> [WHAT YOU ARE ASKED TO DO] Skip the pictures and extract all of the lines exactly as written.

> [GIVEN INFORMATION]

========================

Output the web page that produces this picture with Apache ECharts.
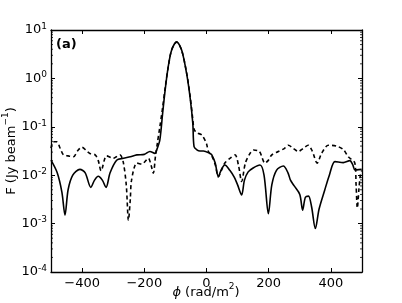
<!DOCTYPE html>
<html><head><meta charset="utf-8">
<script src="https://cdn.jsdelivr.net/npm/echarts@6/dist/echarts.min.js"></script>
<style>html,body{margin:0;padding:0;background:#fff}#c{width:402px;height:303px}</style>
</head><body><div id="c"></div>
<script>
const solidPhi = [-500,-480,-465,-455,-445,-430,-407,-390,-372,-360,-348,-335,-323,-310,-289,-267,-245,-224,-200,-182,-166,-158,-150,-141,-133,-123,-112,-96,-80,-64,-53,-44,-40,-30,-21,-10,11,17,28,38,48,59,75,90,100,113,122,134,150,172,185,199,210,225,247,262,270,282,300,309,318,328,338,350,362,380,395,413,440,461,470,477,483,499];
const solidF = [0.0204,0.0112,0.00447,0.0015,0.0050,0.0100,0.0132,0.0112,0.0056,0.0079,0.0095,0.0079,0.0056,0.0112,0.0204,0.0224,0.0240,0.0263,0.0269,0.0309,0.0282,0.0363,0.0537,0.191,0.575,1.75,3.86,5.73,3.86,1.27,0.417,0.117,0.0389,0.0331,0.0316,0.0316,0.0282,0.0263,0.0178,0.0093,0.0132,0.0162,0.0126,0.0089,0.0063,0.0039,0.0079,0.0117,0.0141,0.0162,0.0100,0.0016,0.0063,0.0126,0.0155,0.0112,0.0079,0.0060,0.0040,0.0019,0.0035,0.0037,0.0022,0.00079,0.0020,0.0049,0.0100,0.0191,0.0182,0.0200,0.0166,0.0129,0.0129,0.0132];
const dashPhi = [-500,-493,-482,-470,-460,-445,-428,-415,-401,-385,-375,-358,-348,-339,-321,-300,-290,-278,-268,-258,-251,-245,-241,-224,-208,-187,-178,-171,-164,-158,-150,-141,-133,-123,-112,-96,-80,-64,-53,-44,-40,-32,-15,0,6,17,28,38,48,59,76,92,103,113,125,140,151,170,188,198,210,231,250,263,280,295,310,327,340,356,370,392,419,440,456,477,481,485,490,494,499];
const dashF = [0.0363,0.0490,0.0490,0.0355,0.0263,0.0251,0.0240,0.0316,0.0380,0.0316,0.0282,0.0263,0.0200,0.0123,0.0251,0.0224,0.0240,0.0263,0.0191,0.0063,0.00117,0.0032,0.0079,0.0178,0.0170,0.0224,0.0158,0.0110,0.0251,0.0457,0.100,0.251,0.631,1.74,3.89,5.62,3.80,1.32,0.447,0.141,0.089,0.0759,0.0676,0.0447,0.0309,0.0251,0.0166,0.0093,0.0126,0.0178,0.0224,0.0263,0.0158,0.0074,0.0178,0.0282,0.0331,0.0309,0.0178,0.0200,0.0263,0.0309,0.0355,0.0417,0.0355,0.0309,0.0355,0.0417,0.0316,0.0178,0.0282,0.0417,0.0398,0.0339,0.0240,0.0178,0.0063,0.0021,0.0050,0.0093,0.0126];
const xTicks = [-400,-200,0,200,400];
const yDecades = [1e-4,1e-3,1e-2,1e-1,1e0,1e1];
const xTitle = '{i|\u03d5}{n| (rad/m}{s|2}{n|)}';
const yTitle = '{n|F (Jy beam}{s|\u22121}{n|)}';
const panelLabel = '(a)';

const minorVals = [];
for (let d = 0; d < 5; d++) for (let m = 2; m <= 9; m++) minorVals.push([m * yDecades[d]]);

const font = 'DejaVu Sans';
const chart = echarts.init(document.getElementById('c'), null, {renderer:'canvas'});
const axLine = {show:true, onZero:false, lineStyle:{color:'#000', width:1.3}};
const supRich = {
  n:{fontFamily:font, fontSize:13, fill:'#000', lineHeight:17, verticalAlign:'bottom'},
  i:{fontFamily:font, fontStyle:'italic', fontSize:13, fill:'#000', lineHeight:17, verticalAlign:'bottom'},
  s:{fontFamily:font, fontSize:9, fill:'#000', lineHeight:10, verticalAlign:'top'}
};
chart.setOption({
  animation:false,
  grid:{left:51, right:40, top:30, bottom:31, show:false, containLabel:false, outerBoundsMode:'none'},
  xAxis:[
    {type:'value', min:-500, max:500, position:'bottom',
     axisLine:axLine, splitLine:{show:false},
     axisTick:{show:true, inside:true, length:4, customValues:xTicks, lineStyle:{color:'#000', width:1}},
     axisLabel:{show:true, customValues:xTicks, margin:5, color:'#000', fontFamily:font, fontSize:13,
       formatter:v => (v < 0 ? '\u2212' + Math.abs(v) : String(v))}},
    {type:'value', min:-500, max:500, position:'top',
     axisLine:axLine, splitLine:{show:false},
     axisTick:{show:true, inside:true, length:4, customValues:xTicks, lineStyle:{color:'#000', width:1}},
     axisLabel:{show:false}}
  ],
  yAxis:[
    {type:'log', logBase:10, min:1e-4, max:10, position:'left',
     axisLine:axLine, splitLine:{show:false},
     axisTick:{show:true, inside:true, length:4, lineStyle:{color:'#000', width:1}},
     minorTick:{show:false},
     axisLabel:{show:true, margin:4, color:'#000', fontFamily:font, fontSize:13,
       formatter:v => '{b|10}{s|' + Math.round(Math.log10(v)) + '}',
       rich:{b:{fontFamily:font, fontSize:13, color:'#000'},
             s:{fontFamily:font, fontSize:9, color:'#000', verticalAlign:'bottom', padding:[0,0,7,0]}}}},
    {type:'log', logBase:10, min:1e-4, max:10, position:'right',
     axisLine:axLine, splitLine:{show:false},
     axisTick:{show:true, inside:true, length:4, lineStyle:{color:'#000', width:1}},
     axisLabel:{show:false}}
  ],
  series:[
    {type:'line', name:'solid', showSymbol:false, symbol:'none', smooth:0.3,
     data:solidPhi.map((x,i)=>[x, solidF[i]]),
     lineStyle:{color:'#000', width:1.6, type:'solid'}, z:3},
    {type:'line', name:'dashed', showSymbol:false, symbol:'none', smooth:0.3,
     data:dashPhi.map((x,i)=>[x, dashF[i]]),
     lineStyle:{color:'#000', width:1.6, type:[4,3]}, z:3},
    {type:'custom', name:'minor', silent:true, z:4,
     data:minorVals,
     renderItem:(params, api) => {
       const v = api.value(0);
       const pl = api.coord([-500, v]);
       const pr = api.coord([500, v]);
       return {type:'group', children:[
         {type:'line', shape:{x1:pl[0], y1:pl[1], x2:pl[0]+2, y2:pl[1]}, style:{stroke:'#000', lineWidth:0.8}},
         {type:'line', shape:{x1:pr[0], y1:pr[1], x2:pr[0]-2, y2:pr[1]}, style:{stroke:'#000', lineWidth:0.8}}
       ]};
     },
     encode:{y:0}}
  ],
  graphic:[
    {type:'text', left:56, top:38, style:{text:panelLabel, fontFamily:font, fontWeight:'bold', fontSize:13, fill:'#000'}},
    {type:'text', x:206, y:291, style:{text:xTitle, fontFamily:font, fontSize:13, fill:'#000',
       align:'center', verticalAlign:'middle', rich:supRich}},
    {type:'text', x:10, y:151, rotation:Math.PI/2, style:{text:yTitle, fontFamily:font, fontSize:13, fill:'#000',
       align:'center', verticalAlign:'middle', rich:supRich}}
  ]
});
</script></body></html>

========================

> [RESPONSE FOR THIS EXERCISE]
Output the web page that produces this picture with Apache ECharts.
<!DOCTYPE html>
<html><head><meta charset="utf-8">
<script src="https://cdn.jsdelivr.net/npm/echarts@6/dist/echarts.min.js"></script>
<style>html,body{margin:0;padding:0;background:#fff}#c{width:402px;height:303px}</style>
</head><body><div id="c"></div>
<script>
const solidPhi = [-500,-480,-465,-455,-445,-430,-407,-390,-372,-360,-348,-335,-323,-310,-289,-267,-245,-224,-200,-182,-166,-158,-150,-141,-133,-123,-112,-96,-80,-64,-53,-44,-40,-30,-21,-10,11,17,28,38,48,59,75,90,100,113,122,134,150,172,185,199,210,225,247,262,270,282,300,309,318,328,338,350,362,380,395,413,440,461,470,477,483,499];
const solidF = [0.0204,0.0112,0.00447,0.0015,0.0050,0.0100,0.0132,0.0112,0.0056,0.0079,0.0095,0.0079,0.0056,0.0112,0.0204,0.0224,0.0240,0.0263,0.0269,0.0309,0.0282,0.0363,0.0537,0.191,0.575,1.75,3.86,5.73,3.86,1.27,0.417,0.117,0.0389,0.0331,0.0316,0.0316,0.0282,0.0263,0.0178,0.0093,0.0132,0.0162,0.0126,0.0089,0.0063,0.0039,0.0079,0.0117,0.0141,0.0162,0.0100,0.0016,0.0063,0.0126,0.0155,0.0112,0.0079,0.0060,0.0040,0.0019,0.0035,0.0037,0.0022,0.00079,0.0020,0.0049,0.0100,0.0191,0.0182,0.0200,0.0166,0.0129,0.0129,0.0132];
const dashPhi = [-500,-493,-482,-470,-460,-445,-428,-415,-401,-385,-375,-358,-348,-339,-321,-300,-290,-278,-268,-258,-251,-245,-241,-224,-208,-187,-178,-171,-164,-158,-150,-141,-133,-123,-112,-96,-80,-64,-53,-44,-40,-32,-15,0,6,17,28,38,48,59,76,92,103,113,125,140,151,170,188,198,210,231,250,263,280,295,310,327,340,356,370,392,419,440,456,477,481,485,490,494,499];
const dashF = [0.0363,0.0490,0.0490,0.0355,0.0263,0.0251,0.0240,0.0316,0.0380,0.0316,0.0282,0.0263,0.0200,0.0123,0.0251,0.0224,0.0240,0.0263,0.0191,0.0063,0.00117,0.0032,0.0079,0.0178,0.0170,0.0224,0.0158,0.0110,0.0251,0.0457,0.100,0.251,0.631,1.74,3.89,5.62,3.80,1.32,0.447,0.141,0.089,0.0759,0.0676,0.0447,0.0309,0.0251,0.0166,0.0093,0.0126,0.0178,0.0224,0.0263,0.0158,0.0074,0.0178,0.0282,0.0331,0.0309,0.0178,0.0200,0.0263,0.0309,0.0355,0.0417,0.0355,0.0309,0.0355,0.0417,0.0316,0.0178,0.0282,0.0417,0.0398,0.0339,0.0240,0.0178,0.0063,0.0021,0.0050,0.0093,0.0126];
const xTicks = [-400,-200,0,200,400];
const yDecades = [1e-4,1e-3,1e-2,1e-1,1e0,1e1];
const xTitle = '{i|\u03d5}{n| (rad/m}{s|2}{n|)}';
const yTitle = '{n|F (Jy beam}{s|\u22121}{n|)}';
const panelLabel = '(a)';

const minorVals = [];
for (let d = 0; d < 5; d++) for (let m = 2; m <= 9; m++) minorVals.push([m * yDecades[d]]);

const font = 'DejaVu Sans';
const chart = echarts.init(document.getElementById('c'), null, {renderer:'canvas'});
const axLine = {show:true, onZero:false, lineStyle:{color:'#000', width:1.3}};
const supRich = {
  n:{fontFamily:font, fontSize:13, fill:'#000', lineHeight:17, verticalAlign:'bottom'},
  i:{fontFamily:font, fontStyle:'italic', fontSize:13, fill:'#000', lineHeight:17, verticalAlign:'bottom'},
  s:{fontFamily:font, fontSize:9, fill:'#000', lineHeight:10, verticalAlign:'top'}
};
chart.setOption({
  animation:false,
  grid:{left:51, right:40, top:30, bottom:31, show:false, containLabel:false, outerBoundsMode:'none'},
  xAxis:[
    {type:'value', min:-500, max:500, position:'bottom',
     axisLine:axLine, splitLine:{show:false},
     axisTick:{show:true, inside:true, length:4, customValues:xTicks, lineStyle:{color:'#000', width:1}},
     axisLabel:{show:true, customValues:xTicks, margin:5, color:'#000', fontFamily:font, fontSize:13,
       formatter:v => (v < 0 ? '\u2212' + Math.abs(v) : String(v))}},
    {type:'value', min:-500, max:500, position:'top',
     axisLine:axLine, splitLine:{show:false},
     axisTick:{show:true, inside:true, length:4, customValues:xTicks, lineStyle:{color:'#000', width:1}},
     axisLabel:{show:false}}
  ],
  yAxis:[
    {type:'log', logBase:10, min:1e-4, max:10, position:'left',
     axisLine:axLine, splitLine:{show:false},
     axisTick:{show:true, inside:true, length:4, lineStyle:{color:'#000', width:1}},
     minorTick:{show:false},
     axisLabel:{show:true, margin:4, color:'#000', fontFamily:font, fontSize:13,
       formatter:v => '{b|10}{s|' + Math.round(Math.log10(v)) + '}',
       rich:{b:{fontFamily:font, fontSize:13, color:'#000'},
             s:{fontFamily:font, fontSize:9, color:'#000', verticalAlign:'bottom', padding:[0,0,7,0]}}}},
    {type:'log', logBase:10, min:1e-4, max:10, position:'right',
     axisLine:axLine, splitLine:{show:false},
     axisTick:{show:true, inside:true, length:4, lineStyle:{color:'#000', width:1}},
     axisLabel:{show:false}}
  ],
  series:[
    {type:'line', name:'solid', showSymbol:false, symbol:'none', smooth:0.3,
     data:solidPhi.map((x,i)=>[x, solidF[i]]),
     lineStyle:{color:'#000', width:1.6, type:'solid'}, z:3},
    {type:'line', name:'dashed', showSymbol:false, symbol:'none', smooth:0.3,
     data:dashPhi.map((x,i)=>[x, dashF[i]]),
     lineStyle:{color:'#000', width:1.6, type:[4,3]}, z:3},
    {type:'custom', name:'minor', silent:true, z:4,
     data:minorVals,
     renderItem:(params, api) => {
       const v = api.value(0);
       const pl = api.coord([-500, v]);
       const pr = api.coord([500, v]);
       return {type:'group', children:[
         {type:'line', shape:{x1:pl[0], y1:pl[1], x2:pl[0]+2, y2:pl[1]}, style:{stroke:'#000', lineWidth:0.8}},
         {type:'line', shape:{x1:pr[0], y1:pr[1], x2:pr[0]-2, y2:pr[1]}, style:{stroke:'#000', lineWidth:0.8}}
       ]};
     },
     encode:{y:0}}
  ],
  graphic:[
    {type:'text', left:56, top:38, style:{text:panelLabel, fontFamily:font, fontWeight:'bold', fontSize:13, fill:'#000'}},
    {type:'text', x:206, y:291, style:{text:xTitle, fontFamily:font, fontSize:13, fill:'#000',
       align:'center', verticalAlign:'middle', rich:supRich}},
    {type:'text', x:10, y:151, rotation:Math.PI/2, style:{text:yTitle, fontFamily:font, fontSize:13, fill:'#000',
       align:'center', verticalAlign:'middle', rich:supRich}}
  ]
});
</script></body></html>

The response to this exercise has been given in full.